GIVEN PROBLEM
The lines from the top of the material through the line with "y_ticks = [0, 2, 4, 6, 8]" are to be set down exactly. Leave the pictures out.

GIVEN DATA
○ ○ ○ ○ ○
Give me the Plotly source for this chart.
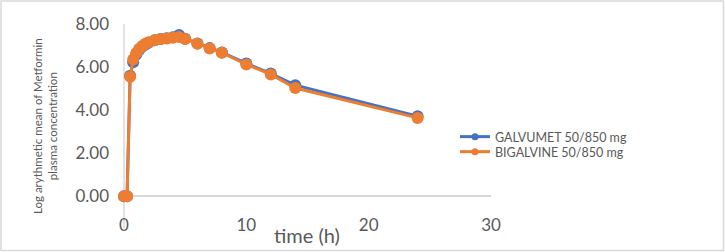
import plotly.graph_objects as go

time_h = [0, 0.25, 0.5, 0.75, 1, 1.25, 1.5, 1.75, 2, 2.5, 3, 3.5, 4, 4.5, 5, 6, 7, 8, 10, 12, 14, 24]
galvumet = [0, 0, 5.60, 6.22, 6.58, 6.80, 6.95, 7.05, 7.13, 7.24, 7.30, 7.34, 7.38, 7.49, 7.32, 7.10, 6.88, 6.68, 6.17, 5.70, 5.16, 3.72]
bigalvine = [0, 0, 5.55, 6.35, 6.65, 6.85, 6.98, 7.08, 7.15, 7.25, 7.30, 7.33, 7.36, 7.40, 7.30, 7.08, 6.86, 6.67, 6.12, 5.66, 5.03, 3.64]
series_names = ["GALVUMET 50/850 mg", "BIGALVINE 50/850 mg"]
x_ticks = [0, 10, 20, 30]
y_ticks = [0, 2, 4, 6, 8]

BLUE = "#4472C4"
ORANGE = "#ED7D31"
GRAY = "#595959"
LINE = "#D9D9D9"
FONT = "Lato"

W, H = 725, 252
L, R, T, B = 124, 234, 24, 46
pw, ph = W - L - R, H - T - B

def px_x(p):
    return (p - L) / pw

def px_y(p):
    return (H - B - p) / ph

fig = go.Figure()
for vals, name, col in [(galvumet, series_names[0], BLUE), (bigalvine, series_names[1], ORANGE)]:
    fig.add_trace(go.Scatter(
        x=time_h, y=vals, mode="lines+markers", name=name, showlegend=False,
        line=dict(color=col, width=3), marker=dict(color=col, size=12),
        cliponaxis=False,
    ))
for name, col, lg in [(series_names[0], BLUE, "legend"), (series_names[1], ORANGE, "legend2")]:
    fig.add_trace(go.Scatter(
        x=[None], y=[None], mode="lines+markers", name=name, legend=lg,
        line=dict(color=col, width=3), marker=dict(color=col, size=7),
    ))

leg_common = dict(xanchor="left", yanchor="top", font=dict(size=12.5, color=GRAY),
                  bgcolor="rgba(0,0,0,0)", itemwidth=30)

fig.update_layout(
    width=W, height=H,
    margin=dict(l=L, r=R, t=T, b=B),
    paper_bgcolor="white", plot_bgcolor="white",
    font=dict(family=FONT, color=GRAY),
    xaxis=dict(range=[0, 30], tickvals=x_ticks, showgrid=False, zeroline=False,
               showline=False, ticks="", tickfont=dict(size=17, color=GRAY),
               ticklabelstandoff=7),
    yaxis=dict(range=[-0.45, 8], tickvals=y_ticks, tickformat=".2f", showgrid=False,
               zeroline=True, zerolinecolor=LINE, zerolinewidth=1.5,
               showline=False, ticks="", tickfont=dict(size=17, color=GRAY),
               ticklabelstandoff=14),
    legend=dict(x=px_x(455), y=px_y(122), **leg_common),
    legend2=dict(x=px_x(455), y=px_y(137), **leg_common),
    showlegend=True,
)

fig.add_shape(type="line", xref="paper", yref="paper",
              x0=0, x1=0, y0=px_y(228), y1=1,
              line=dict(color=LINE, width=1.5), layer="below")
fig.add_shape(type="rect", xref="paper", yref="paper",
              x0=px_x(1), x1=px_x(723.5), y0=px_y(250.5), y1=px_y(1),
              line=dict(color=LINE, width=1.5))

fig.add_annotation(text="Log arythmetic mean of Metformin<br>plasma concentration",
                   xref="paper", yref="paper", x=px_x(45), y=px_y(126),
                   xanchor="center", yanchor="middle", textangle=-90,
                   showarrow=False, font=dict(size=11.5, color=GRAY, family=FONT))
fig.add_annotation(text="time (h)", xref="paper", yref="paper",
                   x=px_x(307), y=px_y(235), xanchor="center", yanchor="middle",
                   showarrow=False, font=dict(size=20, color=GRAY, family=FONT))

fig.write_html("out.html")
○ ○ ○ ○ ○
ANSWER IN FULL
Give me the Plotly source for this chart.
import plotly.graph_objects as go

time_h = [0, 0.25, 0.5, 0.75, 1, 1.25, 1.5, 1.75, 2, 2.5, 3, 3.5, 4, 4.5, 5, 6, 7, 8, 10, 12, 14, 24]
galvumet = [0, 0, 5.60, 6.22, 6.58, 6.80, 6.95, 7.05, 7.13, 7.24, 7.30, 7.34, 7.38, 7.49, 7.32, 7.10, 6.88, 6.68, 6.17, 5.70, 5.16, 3.72]
bigalvine = [0, 0, 5.55, 6.35, 6.65, 6.85, 6.98, 7.08, 7.15, 7.25, 7.30, 7.33, 7.36, 7.40, 7.30, 7.08, 6.86, 6.67, 6.12, 5.66, 5.03, 3.64]
series_names = ["GALVUMET 50/850 mg", "BIGALVINE 50/850 mg"]
x_ticks = [0, 10, 20, 30]
y_ticks = [0, 2, 4, 6, 8]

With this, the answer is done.